Les paquets de mesures Erika I 5 ( * ) et II 6 ( * ) édictées conduit au renforcement du contrôle des navires par l'Etat du port et de la réglementation des sociétés de classification, à l'établissement d'un calendrier de retrait d'exploitation des pétroliers à simple coque. Une agence européenne pour la sécurité maritime a également été créée. La surveillance du trafic a été améliorée et les plafonds d'indemnisation en cas de marée noire ont été relevés.

Un nouvel ensemble de mesures ou « paquet sécurité maritime » est en cours de préparation et porte notamment sur le renforcement des régimes de responsabilité, sur un nouveau renforcement des contrôles par l'Etat du port et les sociétés de classification ainsi sur la responsabilité de l'Etat du pavillon.

c) Des développements opérationnels : les agences

Avec la création d'agences sectorielles dans les domaines de la sécurité maritime, des pêches et de la protection des frontières, l'Union européenne se dote d'outils plus opérationnels afin de mieux garantir le respect des règles énoncées.

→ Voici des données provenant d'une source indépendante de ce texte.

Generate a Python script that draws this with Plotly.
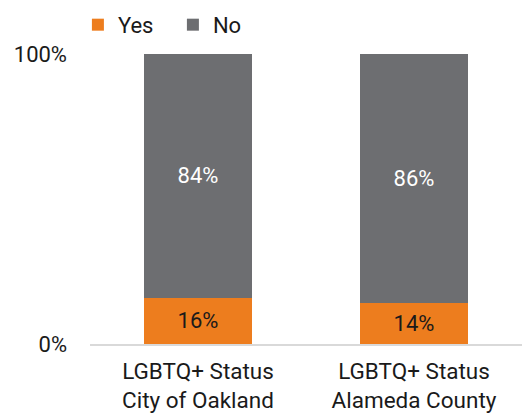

Ces agences n'ont pas pour vocation de se substituer à l'action des Etats membres, à qui il revient toujours d'appliquer les textes, mais elles peuvent favoriser la mutualisation des efforts des administrations nationales, appuyer les corps nationaux de contrôle ou combler des lacunes capacitaires tout en favorisant une meilleure allocation des moyens .

Créée en 2002, l'Agence européenne de sécurité maritime est opérationnelle depuis l'été 2003. Elle a pour mission de constituer le « bras armé » de la Commission sur le plan technique. Elle a ainsi compétence pour évaluer les contrôles faits par les Etats membres, pour apprécier la validité et

évaluer la qualité de l'enseignement maritime, y compris dans les Etats tiers, et pour veiller à la mise en place d'un système d'information qui offre une vue d'ensemble des navires et de leur cargaison. Ses activités visent à la diffusion des bonnes pratiques et à l'amélioration des plans d'urgence des Etats membres et de la chaîne d'intervention.

En matière de lutte anti-pollution, l'Agence a rédigé un plan d'action et a été dotée d'un budget de 17,8 millions d'euros pour l'affrètement de navires dépollueurs. Un appel à propositions a été lancé pour des prestations de service portant sur quatre navires dépollueurs d'une capacité de 3000 à 5 000 tonnes, mobilisables après un faible préavis. Ces bâtiments seraient pré-positionnés sur quatre régions où l'Agence a identifié un déficit capacitaire : le sud de la mer Baltique, la Méditerranée, l'Ouest Portugal et la partie occidentale de la Manche.

Un projet de règlement communautaire prévoit un montant de référence de 154 millions d'euros pour le financement de l'Agence européenne de sécurité maritime sur la période 2007-2013 dans quatre domaines d'action prioritaires : le renforcement des capacités de réaction face à une pollution, l'amélioration des moyens de surveillance aérienne, le recours à l'imagerie satellite et le développement d'une capacité de réaction aux accidents impliquant des substance nocives et potentiellement dangereuses.

Les agences ont la possibilité de susciter ou de participer à des exercices régionaux, ce qui est déjà le cas pour l'agence des frontières.

d) Un programme de travail ambitieux

Les actions de l'Union européenne sont en plein développement dans les domaines intéressant l'action de l'Etat en mer, y compris sur des questions jusqu'ici encore peu explorées. A la suite du conseil européen de La Haye de novembre 2004, la Commission a ainsi défini un programme de travail ambitieux pour la politique de liberté, sécurité et justice de l'Union. Il prévoit des mesures pour « renforcer la sécurité des citoyens, lutter contre le terrorisme, renforcer les frontières extérieures de l'Union européenne et la lutte contre les drogues illicites, le trafic des êtres humains et le crime organisé ».

La définition d'une stratégie maritime de l'Union européenne témoigne du besoin de coordination ressenti au sein même de la Commission.

Si notre pays peut chercher à promouvoir la philosophie de son dispositif d'AEM, le niveau de coordination interministérielle doit être renforcé afin d'apparaître plus lisible et moins « militarisé ».